A lesson in a reversed and remanded case decided by Florida's Third District Court of Appeal: Consider the limits when seeking damages in contractual disputes.

The case stems from a Norwegian oil executive, Alf Aanonsen, who entered into a contract through a Liberian entity known as KLP Holdings Inc. (Liberia) with Michael Suarez, the trustee of the Mas Family Trust, to purchase all of the trust's interest in an oil trading business known as KLP Industries LLP (Florida).

The trustee sued KLP Holdings and a guarantor in Miami-Dade Circuit Court when KLP Holdings defaulted on the second of two payments.

After obtaining a judgment against KLP Holdings and the guarantor for compensatory amounts due under the purchase agreement, Suarez also sued Aanonsen individually for breach of fiduciary duty in his role as a manager and officer of KLP Industries.

Aanonsen represented himself at the trial of the breach of fiduciary duty claims when the lower court refused to grant him a continuance to hire new counsel when his former counsel withdrew. As a result, at one point, while representing himself, Aanonsen did not respond to a second amended complaint, making the facts "deemed admitted."

Roger Slade, a partner at Haber Law, and an associate at the Miami firm, Rebecca N. Casamayor, represented Aanonsen on appeal.

Amir Ghaeenzadeh, a partner at the Amethyst Law Group in Miami who represented Suarez, did not respond to a request for comment.

Ghaeenzadeh sought punitive damages against Aanonsen for alleged "tortious and reckless acts committed in breach of his fiduciary duty" while acting in a fiduciary capacity, according to court documents.
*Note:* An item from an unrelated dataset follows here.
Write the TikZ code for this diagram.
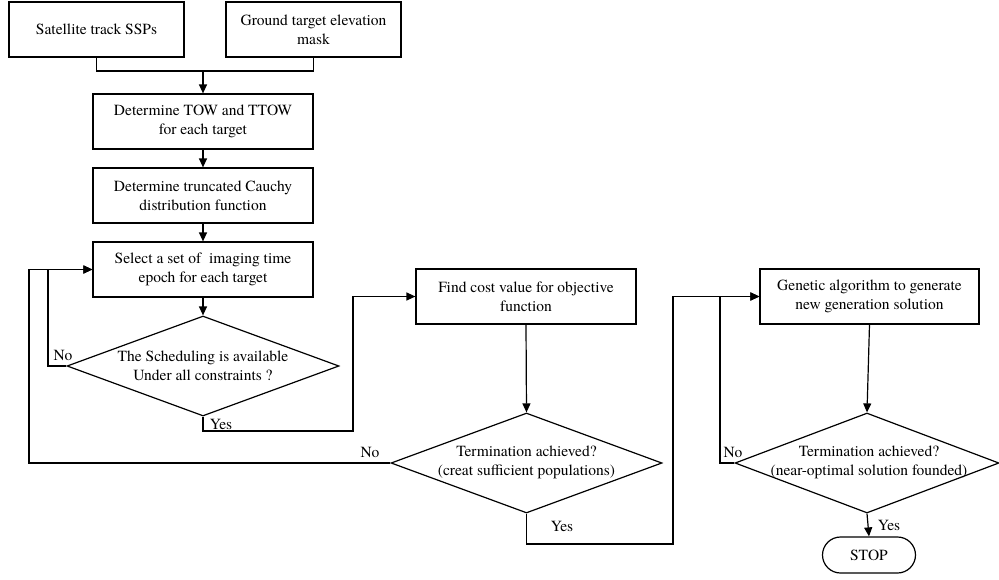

These acts related to allegations that Aanonsen violated the Foreign Corrupt Practices Act and ethics rules of Petroleos de Venezuela, the government-owned oil company, when he made a payment to a Venezuelan government official, submitted false financial statements for KLP Industries in 2013 to Petroleos, and failed to file a U.S. income tax return for KLP Industries. The result of Aanonsen's conduct was alleged to result in KLP Industries not being able to do business with Petroleos.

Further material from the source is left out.